Saturday, November 21, 2009

Book Review: The Transition Handbook, Rob Hopkins

Rob Hopkins founded the Transition Movement whose aim is to build resilience to the twin threats of peak oil and climate change in communities through a return to localisation of services. The model has been applied most prominently in Kinsale in Ireland, Totnes in Devon and Lewes in Sussex and is now springing up all over the UK and indeed the world. This book is essentially both a manifesto for the concept and a 'how to guide' for its implementation.

He starts by making a persuasive argument that peak oil and climate change cannot be addressed in isolation - otherwise a solution to one could worsen the other. The second section of the book is about presenting a positive vision of a resilient future and the third is on how to get there. Hopkins' background is in permaculture and it is no surprise that many of the examples in the book are of the local food, 'rustic' skills and vernacular building. The transition movement has also experimented with using local currencies to strengthen local economies.

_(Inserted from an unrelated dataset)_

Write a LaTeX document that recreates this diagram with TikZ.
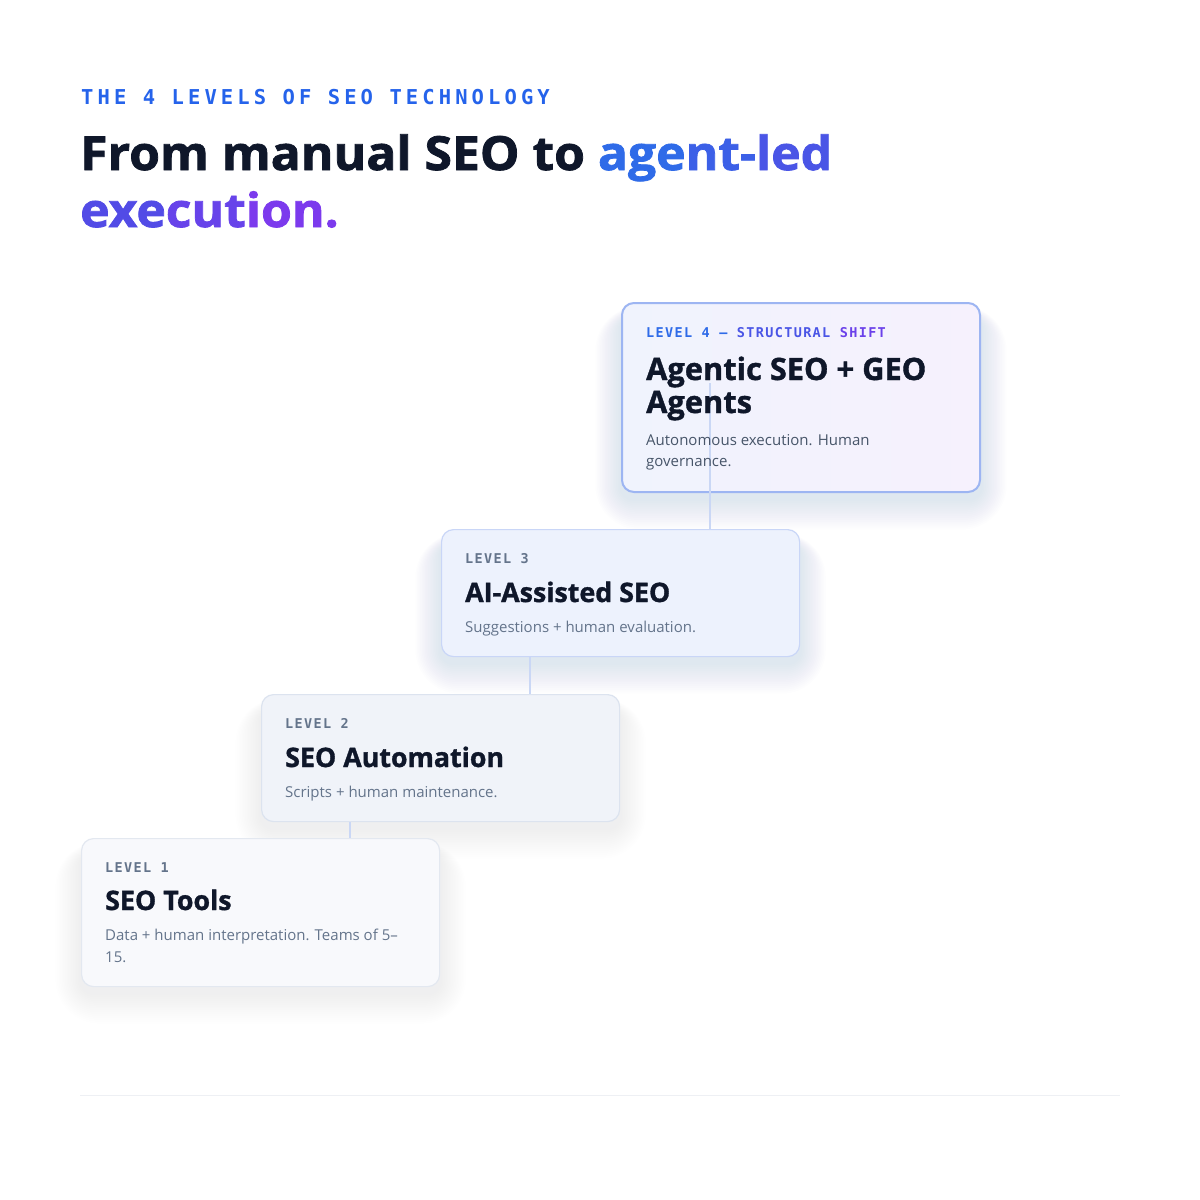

The first thing to say is that, as a book, The Transition Handbook is superb. Hopkins practises everything he preaches - a positive vision and a no blame culture - and his prose is clear, personal and anecdotal without ever being cheesy. The participation techniques he outlines are clear and effective - I pinched one (storytelling the positive vision) for a corporate workshop I was running last month and it worked a treat. The only things I felt were a bit underdeveloped were some more examples outside permaculture and local currencies - for example, I'm sure the Transition Movement could help persuade people to walk and cycle rather than driving, or roll out an extra layer of insulation in their loft. While teaching self-build skills is admirable, it will have little effect on carbon emissions in the short-medium term where action is required. This is a minor niggle - as I said the book is superb and I will be using it and its engagement and practical techniques more and more as time goes on.

On the Transition Movement itself, the argument for moving in this direction is compelling. The big challenge is whether they can extend their appeal beyond the people (including me!) who naturally flock to this kind of thing. It is no surprise that the Transition concept started in the UK in Totnes and Lewes - places with a long history of alternative living and thinking. Transition Brixton will be a key test of whether the man in the Pringle sweater, the woman in the M&S dress and the teenagers in the Kappa tracksuit will join the people in 'ethnic trousers' who have flocked to the movement. Again this is no criticism of the Transition Movement itself, more a reflection on the challenges ahead.